Motivation is a key factor in the success of your progression! Understanding its different steps will help you stay motivated for each session ...

1. From projecting to starting the activity

We idealize, we project ourselves, then we start! We discover a workout, we love it, and then we do session after session (sometimes a little too much too quickly!) ... So be careful not to neglect the recovery time; depending on your profile, the risk of injury can be significant, and this could even lead to losing part of the efforts made.

Set yourself short-term goals in addition to your long-term goals, this will help keep your motivation high and avoid getting discouraged! Reaching your goals quickly will make you want to keep pushing yourself.

This is why before you start with no plan, you should write down your sessions on an agenda. Start with 1 to 2 sessions per week, then 2 to 3, then 3 to 4. When you have reached this milestone, you will already be able to see a good progression.

Consider alternating training days and recovery days (otherwise your body may not keep up). Recovery is just as important as training. Listen to your body!

Finally, stretching correctly allows you to optimize recovery time and avoid injuries and muscles stiffness...

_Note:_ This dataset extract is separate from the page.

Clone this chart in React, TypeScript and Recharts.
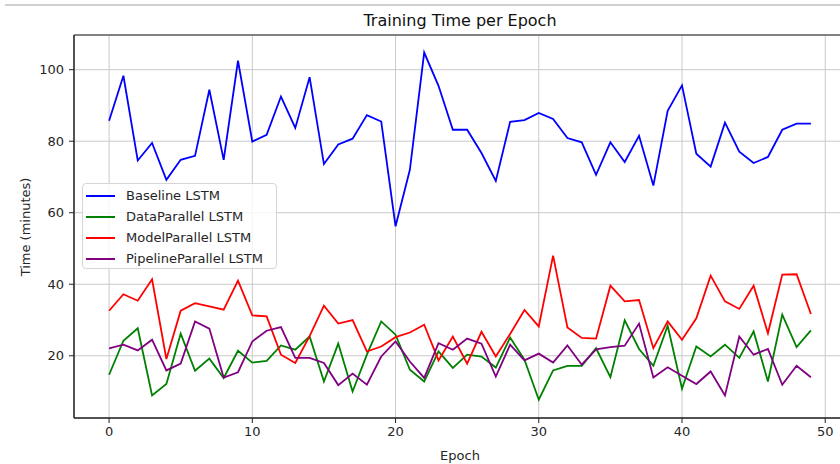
import React from 'react';
import { LineChart, Line, XAxis, YAxis, CartesianGrid, Legend, ReferenceArea } from 'recharts';

const epochs = [0, 1, 2, 3, 4, 5, 6, 7, 8, 9, 10, 11, 12, 13, 14, 15, 16, 17, 18, 19, 20, 21, 22, 23, 24, 25, 26, 27, 28, 29, 30, 31, 32, 33, 34, 35, 36, 37, 38, 39, 40, 41, 42, 43, 44, 45, 46, 47, 48, 49];

const baseline = [85.7, 98.3, 74.6, 79.5, 69.2, 74.8, 75.9, 94.4, 74.8, 102.5, 79.9, 81.8, 92.5, 83.7, 97.9, 73.6, 79.1, 80.7, 87.3, 85.5, 56.2, 72.0, 104.8, 95.5, 83.2, 83.2, 76.7, 68.9, 85.4, 85.9, 87.9, 86.2, 80.9, 79.7, 70.6, 79.7, 74.2, 81.5, 67.6, 88.5, 95.6, 76.5, 72.9, 85.2, 77.1, 73.9, 75.6, 83.2, 84.9, 84.9];

const dataParallel = [14.7, 24.2, 27.7, 8.9, 12.1, 26.2, 15.8, 19.2, 13.8, 21.4, 18.1, 18.6, 22.9, 21.7, 25.4, 12.8, 23.4, 10.0, 20.3, 29.6, 25.9, 16.1, 12.8, 21.2, 16.6, 20.3, 19.8, 16.7, 25.1, 18.9, 7.7, 15.9, 17.2, 17.2, 22.1, 14.0, 29.9, 21.9, 17.2, 28.4, 10.8, 22.6, 19.8, 23.1, 19.4, 26.8, 12.8, 31.5, 22.4, 27.1];

const modelParallel = [32.6, 37.2, 35.4, 41.4, 19.1, 32.6, 34.7, 33.8, 32.9, 41.0, 31.3, 31.0, 20.3, 18.0, 25.5, 34.0, 29.0, 30.0, 21.2, 22.6, 25.2, 26.5, 28.7, 18.7, 25.4, 17.8, 26.7, 19.8, 26.1, 32.8, 28.2, 48.0, 27.9, 25.0, 24.8, 39.6, 35.2, 35.6, 22.1, 29.6, 24.5, 30.5, 42.4, 35.2, 33.1, 39.6, 26.3, 42.7, 42.8, 31.7];

const pipelineParallel = [22.1, 23.1, 21.5, 24.5, 15.9, 17.8, 29.6, 27.6, 13.9, 15.4, 24.0, 27.0, 28.0, 19.4, 19.4, 18.0, 11.8, 15.0, 11.9, 19.8, 24.0, 18.4, 13.8, 23.5, 21.7, 24.8, 23.4, 14.2, 23.1, 18.7, 20.6, 18.1, 22.9, 17.5, 21.8, 22.4, 22.8, 29.0, 13.9, 16.8, 14.4, 12.1, 15.6, 8.9, 25.4, 20.3, 21.9, 11.9, 17.2, 14.0];

const xTicks = [0, 10, 20, 30, 40, 50];
const yTicks = [20, 40, 60, 80, 100];
const xDomain: [number, number] = [-2.45, 51.45];
const yDomain: [number, number] = [2.6, 109.7];

const seriesNames = ['Baseline LSTM', 'DataParallel LSTM', 'ModelParallel LSTM', 'PipelineParallel LSTM'];
const seriesKeys = ['baseline', 'dataParallel', 'modelParallel', 'pipelineParallel'];
const seriesColors = ['#0000ff', '#008000', '#ff0000', '#800080'];

const data = epochs.map((e, i) => ({
  epoch: e,
  baseline: baseline[i],
  dataParallel: dataParallel[i],
  modelParallel: modelParallel[i],
  pipelineParallel: pipelineParallel[i],
}));

const FONT = '"DejaVu Sans", sans-serif';
const TEXT = '#262626';

const LegendBox = () => (
  <div
    style={{
      boxSizing: 'border-box',
      width: 195,
      height: 86,
      padding: '1px 0 0 0',
      background: 'rgba(255,255,255,0.82)',
      border: '1px solid #d6d6d6',
      borderRadius: 4,
      fontFamily: FONT,
      fontSize: 13,
      color: TEXT,
    }}
  >
    {seriesNames.map((n, i) => (
      <div key={n} style={{ height: 21, display: 'flex', alignItems: 'center' }}>
        <div style={{ width: 29, height: 2, background: seriesColors[i], marginLeft: 3, marginRight: 11 }} />
        <span style={{ whiteSpace: 'nowrap' }}>{n}</span>
      </div>
    ))}
  </div>
);

export default function App() {
  return (
    <div style={{ position: 'absolute', left: 0, top: 0, width: 840, height: 464, overflow: 'hidden', background: '#fff' }}>
      <div style={{ position: 'absolute', left: 5, top: 4, width: 835, height: 2, background: '#d0d0d0' }} />
      <div
        style={{
          position: 'absolute',
          left: 74,
          width: 772,
          top: 11,
          height: 20,
          lineHeight: '20px',
          textAlign: 'center',
          fontFamily: FONT,
          fontSize: 16,
          color: '#111',
          zIndex: 2,
        }}
      >
        Training Time per Epoch
      </div>
      <LineChart width={860} height={464} data={data} margin={{ top: 35, right: 14, bottom: 0, left: 0 }}>
        <CartesianGrid stroke="#c9c9c9" strokeWidth={1} />
        <ReferenceArea x1={xDomain[0]} x2={xDomain[1]} y1={yDomain[0]} y2={yDomain[1]} fill="none" fillOpacity={0} stroke="#222" strokeWidth={1} strokeOpacity={1} />
        <XAxis
          dataKey="epoch"
          type="number"
          domain={xDomain}
          ticks={xTicks}
          allowDataOverflow
          height={46}
          stroke="#222"
          tickSize={5}
          tickMargin={4}
          tick={{ fill: TEXT, fontSize: 13, fontFamily: FONT }}
          label={{
            content: () => (
              <text x={460} y={455} textAnchor="middle" dominantBaseline="central" fill={TEXT} fontSize={13} fontFamily={FONT}>
                Epoch
              </text>
            ),
          }}
        />
        <YAxis
          type="number"
          domain={yDomain}
          ticks={yTicks}
          allowDataOverflow
          width={74}
          stroke="#222"
          tickSize={5}
          tickMargin={5}
          tick={{ fill: TEXT, fontSize: 13, fontFamily: FONT }}
          label={{
            content: () => (
              <text
                x={25}
                y={227}
                transform="rotate(-90, 25, 227)"
                textAnchor="middle"
                dominantBaseline="central"
                fill={TEXT}
                fontSize={13}
                fontFamily={FONT}
              >
                Time (minutes)
              </text>
            ),
          }}
        />
        <Legend
          layout="vertical"
          align="center"
          verticalAlign="middle"
          wrapperStyle={{ left: 82, top: 183, width: 195, height: 86 }}
          content={() => <LegendBox />}
        />
        {seriesKeys.map((k, i) => (
          <Line
            key={k}
            type="linear"
            dataKey={k}
            name={seriesNames[i]}
            stroke={seriesColors[i]}
            strokeWidth={1.8}
            dot={false}
            activeDot={false}
            isAnimationActive={false}
          />
        ))}
      </LineChart>
    </div>
  );
}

2. Set a course, Stagnate, Stay motivated, Progress

These different phases are part of a cycle that repeats itself with each new stage of progression, so it is essential to identify them before setting new goals. Get to know your range of progression in order to optimize your workouts.

Each individual reaches a plateau at some point, these plateaus can be perceived as a feeling of stagnation, of no longer progressing, and this can cause a loss of motivation. It is during those times that you need to hold on and keep trying. Progress is not linear, it is built in stages as the body takes time to integrate new motor, intellectual and recovery skills.

It can be useful to vary exercises, do your first sessions at a light pace, then speed up the sessions increasingly depending on the level you reached. A good way to assess your progress and motivate yourself is to join group sessions, go for a run with a friend or other sportsmen!

Adapt your nutrition; nutritional needs change depending on your level of activity. Meeting these new needs will be essential in order to achieve your goals.

Finally, it helps to choose appropriate equipment; do not go running with your city shoes (example: Converse or Sneakers) at the risk of injuring yourself! Your equipment will help you progress and also enjoy going for a run.

Be careful though not to fall into the trap of compulsive purchases of equipment that will remain at the bottom of the closet and make you feel guilty!

3. Reminder: remember where you started...

Progressing also means facing a lot of frustration, so try to remember where you started (as far or close as that may be) and see the progress that you made and the results you obtained along the way:

- Your breathing improves with each run,

- Cramps and muscles aches decrease for short distance runs,

- Your stamina and endurance improve, allowing you to take fewer breaks,

- Etc…

Think of your progression curve more as stairs: one step at a time, one level at a time. Be diligent to maintain your progress, and don't get discouraged, everyone has a different journey and the one that matters is yours.

Finally, take pleasure in each outing. The best is yet to come, look ahead!

Now grab your sneakers and go running!